DATA EXTRACT =
╭──

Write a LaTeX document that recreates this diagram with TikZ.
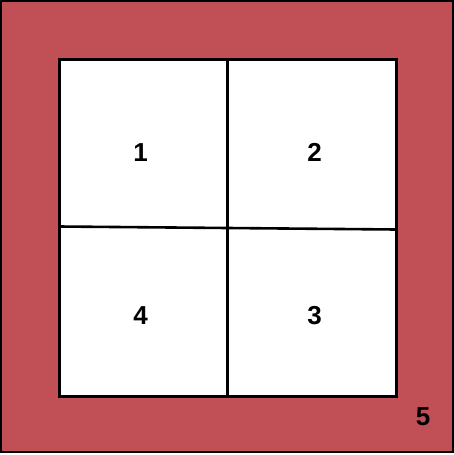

╰──
╭──

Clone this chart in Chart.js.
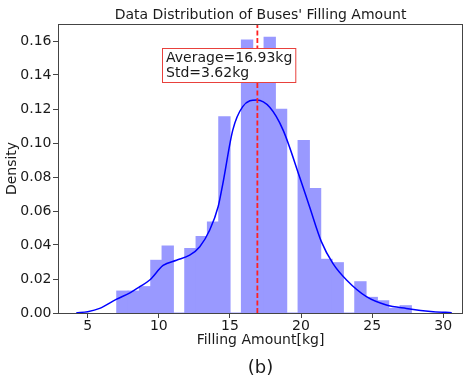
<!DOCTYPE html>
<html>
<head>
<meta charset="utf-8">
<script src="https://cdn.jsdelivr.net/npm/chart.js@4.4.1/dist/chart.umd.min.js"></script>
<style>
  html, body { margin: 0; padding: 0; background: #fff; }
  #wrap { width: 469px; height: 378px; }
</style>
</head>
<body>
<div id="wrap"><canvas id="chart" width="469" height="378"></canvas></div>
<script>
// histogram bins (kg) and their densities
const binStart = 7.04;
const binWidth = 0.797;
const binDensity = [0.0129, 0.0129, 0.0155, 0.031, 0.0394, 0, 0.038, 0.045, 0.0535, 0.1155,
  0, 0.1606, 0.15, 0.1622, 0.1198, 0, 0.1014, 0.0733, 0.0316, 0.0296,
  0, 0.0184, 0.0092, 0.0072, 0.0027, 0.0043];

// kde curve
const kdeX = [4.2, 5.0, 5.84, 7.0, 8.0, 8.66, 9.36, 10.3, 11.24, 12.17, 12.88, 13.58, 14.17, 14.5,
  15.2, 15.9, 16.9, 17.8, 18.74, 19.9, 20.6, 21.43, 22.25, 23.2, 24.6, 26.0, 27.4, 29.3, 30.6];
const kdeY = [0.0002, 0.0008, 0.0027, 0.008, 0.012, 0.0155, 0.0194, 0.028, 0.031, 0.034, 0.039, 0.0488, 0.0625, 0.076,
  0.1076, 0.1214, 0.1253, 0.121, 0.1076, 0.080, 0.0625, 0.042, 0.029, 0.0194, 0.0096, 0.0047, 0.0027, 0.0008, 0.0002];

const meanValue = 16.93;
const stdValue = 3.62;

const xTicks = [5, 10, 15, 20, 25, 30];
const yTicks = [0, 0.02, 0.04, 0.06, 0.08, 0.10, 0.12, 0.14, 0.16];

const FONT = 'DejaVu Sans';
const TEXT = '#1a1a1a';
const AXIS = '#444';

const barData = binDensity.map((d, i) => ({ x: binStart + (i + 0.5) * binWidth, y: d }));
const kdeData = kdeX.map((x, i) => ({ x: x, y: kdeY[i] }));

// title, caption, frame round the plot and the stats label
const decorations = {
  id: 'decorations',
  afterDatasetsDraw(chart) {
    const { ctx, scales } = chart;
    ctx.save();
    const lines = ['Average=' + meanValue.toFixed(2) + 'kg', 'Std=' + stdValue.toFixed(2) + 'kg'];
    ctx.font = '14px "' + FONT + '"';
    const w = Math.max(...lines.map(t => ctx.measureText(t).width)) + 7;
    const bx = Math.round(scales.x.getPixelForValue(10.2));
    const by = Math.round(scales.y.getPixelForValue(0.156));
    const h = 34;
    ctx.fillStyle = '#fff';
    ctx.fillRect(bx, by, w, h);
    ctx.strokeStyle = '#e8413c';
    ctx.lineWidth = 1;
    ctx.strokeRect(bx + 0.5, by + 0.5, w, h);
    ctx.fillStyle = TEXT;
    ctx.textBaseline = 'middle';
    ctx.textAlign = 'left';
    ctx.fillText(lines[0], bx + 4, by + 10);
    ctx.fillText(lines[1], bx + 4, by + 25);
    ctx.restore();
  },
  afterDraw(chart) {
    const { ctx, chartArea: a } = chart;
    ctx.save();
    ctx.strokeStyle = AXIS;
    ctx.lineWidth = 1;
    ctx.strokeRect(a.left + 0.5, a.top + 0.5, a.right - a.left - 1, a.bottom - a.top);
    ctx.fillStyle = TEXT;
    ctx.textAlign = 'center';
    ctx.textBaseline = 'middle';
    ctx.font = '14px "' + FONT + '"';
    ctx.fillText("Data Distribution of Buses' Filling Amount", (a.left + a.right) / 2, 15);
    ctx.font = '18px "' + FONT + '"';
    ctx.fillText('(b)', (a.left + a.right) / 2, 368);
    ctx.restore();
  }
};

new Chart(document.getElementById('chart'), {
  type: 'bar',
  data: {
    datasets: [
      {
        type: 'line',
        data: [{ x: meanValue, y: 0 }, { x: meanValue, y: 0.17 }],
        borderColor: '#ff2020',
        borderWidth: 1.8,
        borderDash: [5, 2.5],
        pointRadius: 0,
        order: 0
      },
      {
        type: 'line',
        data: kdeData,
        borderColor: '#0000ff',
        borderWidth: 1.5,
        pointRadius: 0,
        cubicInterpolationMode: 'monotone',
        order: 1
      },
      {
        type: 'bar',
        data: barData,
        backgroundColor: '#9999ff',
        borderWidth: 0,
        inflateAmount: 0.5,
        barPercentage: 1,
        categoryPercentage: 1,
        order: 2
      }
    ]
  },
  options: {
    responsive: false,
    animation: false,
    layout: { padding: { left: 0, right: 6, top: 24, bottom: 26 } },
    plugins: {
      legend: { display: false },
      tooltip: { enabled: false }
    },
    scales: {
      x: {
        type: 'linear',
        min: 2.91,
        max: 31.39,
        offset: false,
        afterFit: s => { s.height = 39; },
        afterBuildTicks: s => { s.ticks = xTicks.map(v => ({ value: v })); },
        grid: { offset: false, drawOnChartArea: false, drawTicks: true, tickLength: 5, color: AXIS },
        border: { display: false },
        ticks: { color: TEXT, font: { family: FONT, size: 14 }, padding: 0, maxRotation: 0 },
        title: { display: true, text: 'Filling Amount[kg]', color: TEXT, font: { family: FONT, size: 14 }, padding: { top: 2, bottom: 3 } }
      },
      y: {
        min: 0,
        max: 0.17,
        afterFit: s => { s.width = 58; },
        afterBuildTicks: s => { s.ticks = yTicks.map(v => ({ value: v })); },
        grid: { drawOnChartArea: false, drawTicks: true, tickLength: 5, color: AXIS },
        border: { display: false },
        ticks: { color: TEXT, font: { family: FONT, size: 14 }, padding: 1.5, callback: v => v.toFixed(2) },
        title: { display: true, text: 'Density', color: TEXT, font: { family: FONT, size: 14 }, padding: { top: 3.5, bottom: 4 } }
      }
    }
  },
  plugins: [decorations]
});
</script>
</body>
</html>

╰──

CHALLENGE = Extract from the material above the stretch running from the line containing "Clone this chart in Chart.js." through the line containing "0, 0.0184, 0.0092, 0.0072, 0.0027, 0.0043];". Keep the text exact and the pictures out.

RESULT BELOW =
Clone this chart in Chart.js.
<!DOCTYPE html>
<html>
<head>
<meta charset="utf-8">
<script src="https://cdn.jsdelivr.net/npm/chart.js@4.4.1/dist/chart.umd.min.js"></script>
<style>
  html, body { margin: 0; padding: 0; background: #fff; }
  #wrap { width: 469px; height: 378px; }
</style>
</head>
<body>
<div id="wrap"><canvas id="chart" width="469" height="378"></canvas></div>
<script>
// histogram bins (kg) and their densities
const binStart = 7.04;
const binWidth = 0.797;
const binDensity = [0.0129, 0.0129, 0.0155, 0.031, 0.0394, 0, 0.038, 0.045, 0.0535, 0.1155,
  0, 0.1606, 0.15, 0.1622, 0.1198, 0, 0.1014, 0.0733, 0.0316, 0.0296,
  0, 0.0184, 0.0092, 0.0072, 0.0027, 0.0043];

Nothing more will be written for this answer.